■ **WORK TO DO**
Set down all of the entries word for word, omitting the images they contain.

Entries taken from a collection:
★ ★ ★ ★

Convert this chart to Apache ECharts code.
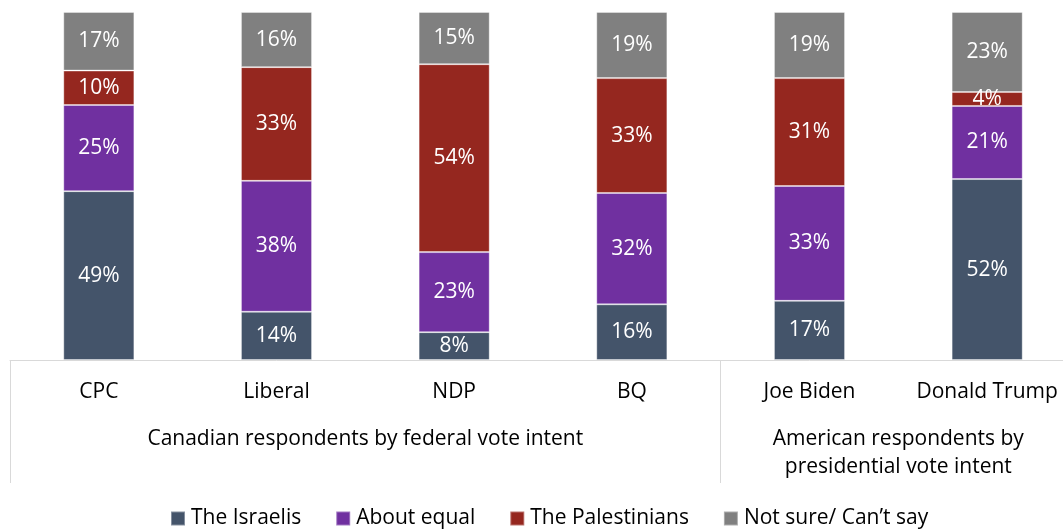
<!DOCTYPE html>
<html><head><meta charset="utf-8">
<script src="https://cdn.jsdelivr.net/npm/echarts@6/dist/echarts.min.js"></script>
<style>html,body{margin:0;padding:0;background:#fff;overflow:hidden}#c{width:1076px;height:529px}</style>
</head><body><div id="c"></div>
<script>
const categories = ['CPC', 'Liberal', 'NDP', 'BQ', 'Joe Biden', 'Donald Trump'];
const groups = [
  { label: 'Canadian respondents by federal vote intent', from: 0, to: 4 },
  { label: 'American respondents by\npresidential vote intent', from: 4, to: 6 }
];
const seriesNames = ['The Israelis', 'About equal', 'The Palestinians', 'Not sure/ Can\u2019t say'];
const israelis     = [49, 14, 8, 16, 17, 52];
const aboutEqual   = [25, 38, 23, 32, 33, 21];
const palestinians = [10, 33, 54, 33, 31, 4];
const notSure      = [17, 16, 15, 19, 19, 23];
const colors = ['#44546A', '#7030A0', '#95271F', '#808080'];

const raw = [israelis, aboutEqual, palestinians, notSure];
const totals = categories.map((_, i) => raw.reduce((s, a) => s + a[i], 0));
const FONT = 'Open Sans';

const chart = echarts.init(document.getElementById('c'));
const option = {
  animation: false,
  textStyle: { fontFamily: FONT },
  grid: { left: 10, top: 12, right: 0, height: 348, containLabel: false },
  legend: {
    top: 508, left: 170, padding: 0,
    itemWidth: 14, itemHeight: 14, itemGap: 34,
    icon: 'rect',
    textStyle: { fontSize: 21, color: '#000', fontFamily: FONT, padding: [0, 0, 0, 1] },
    data: seriesNames
  },
  xAxis: {
    type: 'category', data: categories,
    axisLine: { show: true, lineStyle: { color: '#D9D9D9', width: 1 } },
    axisTick: { show: true, length: 123, interval: (i) => i === 0 || i === 4, lineStyle: { color: '#D9D9D9' } },
    axisLabel: { fontSize: 21, color: '#000', margin: 22, fontFamily: FONT, interval: 0 }
  },
  yAxis: { type: 'value', min: 0, max: 100, show: false, splitLine: { show: false } },
  series: raw.map((arr, k) => ({
    name: seriesNames[k], type: 'bar', stack: 'all', barWidth: '40%',
    itemStyle: { color: colors[k], borderColor: 'rgba(255,255,255,0.35)', borderWidth: 1 },
    label: {
      show: true, position: 'inside', color: '#fff', fontSize: 21, fontFamily: FONT,
      formatter: (p) => arr[p.dataIndex] + '%'
    },
    data: arr.map((v, i) => v / totals[i] * 100)
  }))
};
chart.setOption(option);

const g = groups.map(gr => {
  const x1 = chart.convertToPixel({ xAxisIndex: 0 }, gr.from) ;
  const x2 = chart.convertToPixel({ xAxisIndex: 0 }, gr.to - 1);
  const cx = (x1 + x2) / 2;
  return {
    type: 'text', x: cx, y: 425,
    style: { text: gr.label, font: '21px ' + FONT, fill: '#000', align: 'center', verticalAlign: 'top', lineHeight: 28 }
  };
});
chart.setOption({ graphic: g });
</script></body></html>
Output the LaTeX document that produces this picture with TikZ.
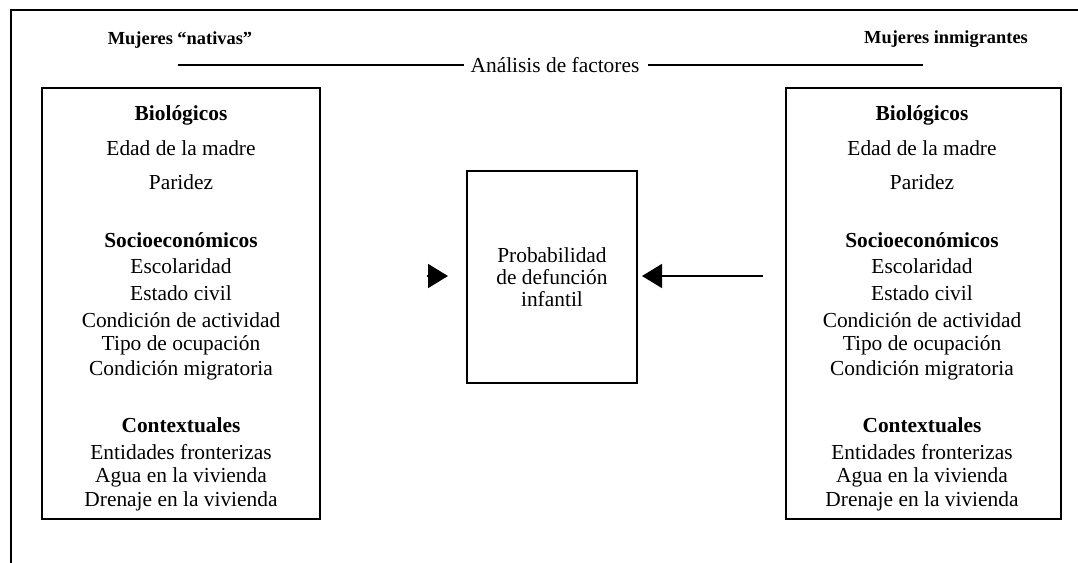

★ ★ ★ ★

■ **SOLVED PROBLEM**
Convert this chart to Apache ECharts code.
<!DOCTYPE html>
<html><head><meta charset="utf-8">
<script src="https://cdn.jsdelivr.net/npm/echarts@6/dist/echarts.min.js"></script>
<style>html,body{margin:0;padding:0;background:#fff;overflow:hidden}#c{width:1076px;height:529px}</style>
</head><body><div id="c"></div>
<script>
const categories = ['CPC', 'Liberal', 'NDP', 'BQ', 'Joe Biden', 'Donald Trump'];
const groups = [
  { label: 'Canadian respondents by federal vote intent', from: 0, to: 4 },
  { label: 'American respondents by\npresidential vote intent', from: 4, to: 6 }
];
const seriesNames = ['The Israelis', 'About equal', 'The Palestinians', 'Not sure/ Can\u2019t say'];
const israelis     = [49, 14, 8, 16, 17, 52];
const aboutEqual   = [25, 38, 23, 32, 33, 21];
const palestinians = [10, 33, 54, 33, 31, 4];
const notSure      = [17, 16, 15, 19, 19, 23];
const colors = ['#44546A', '#7030A0', '#95271F', '#808080'];

const raw = [israelis, aboutEqual, palestinians, notSure];
const totals = categories.map((_, i) => raw.reduce((s, a) => s + a[i], 0));
const FONT = 'Open Sans';

const chart = echarts.init(document.getElementById('c'));
const option = {
  animation: false,
  textStyle: { fontFamily: FONT },
  grid: { left: 10, top: 12, right: 0, height: 348, containLabel: false },
  legend: {
    top: 508, left: 170, padding: 0,
    itemWidth: 14, itemHeight: 14, itemGap: 34,
    icon: 'rect',
    textStyle: { fontSize: 21, color: '#000', fontFamily: FONT, padding: [0, 0, 0, 1] },
    data: seriesNames
  },
  xAxis: {
    type: 'category', data: categories,
    axisLine: { show: true, lineStyle: { color: '#D9D9D9', width: 1 } },
    axisTick: { show: true, length: 123, interval: (i) => i === 0 || i === 4, lineStyle: { color: '#D9D9D9' } },
    axisLabel: { fontSize: 21, color: '#000', margin: 22, fontFamily: FONT, interval: 0 }
  },
  yAxis: { type: 'value', min: 0, max: 100, show: false, splitLine: { show: false } },
  series: raw.map((arr, k) => ({
    name: seriesNames[k], type: 'bar', stack: 'all', barWidth: '40%',
    itemStyle: { color: colors[k], borderColor: 'rgba(255,255,255,0.35)', borderWidth: 1 },
    label: {
      show: true, position: 'inside', color: '#fff', fontSize: 21, fontFamily: FONT,
      formatter: (p) => arr[p.dataIndex] + '%'
    },
    data: arr.map((v, i) => v / totals[i] * 100)
  }))
};
chart.setOption(option);

const g = groups.map(gr => {
  const x1 = chart.convertToPixel({ xAxisIndex: 0 }, gr.from) ;
  const x2 = chart.convertToPixel({ xAxisIndex: 0 }, gr.to - 1);
  const cx = (x1 + x2) / 2;
  return {
    type: 'text', x: cx, y: 425,
    style: { text: gr.label, font: '21px ' + FONT, fill: '#000', align: 'center', verticalAlign: 'top', lineHeight: 28 }
  };
});
chart.setOption({ graphic: g });
</script></body></html>
Output the LaTeX document that produces this picture with TikZ.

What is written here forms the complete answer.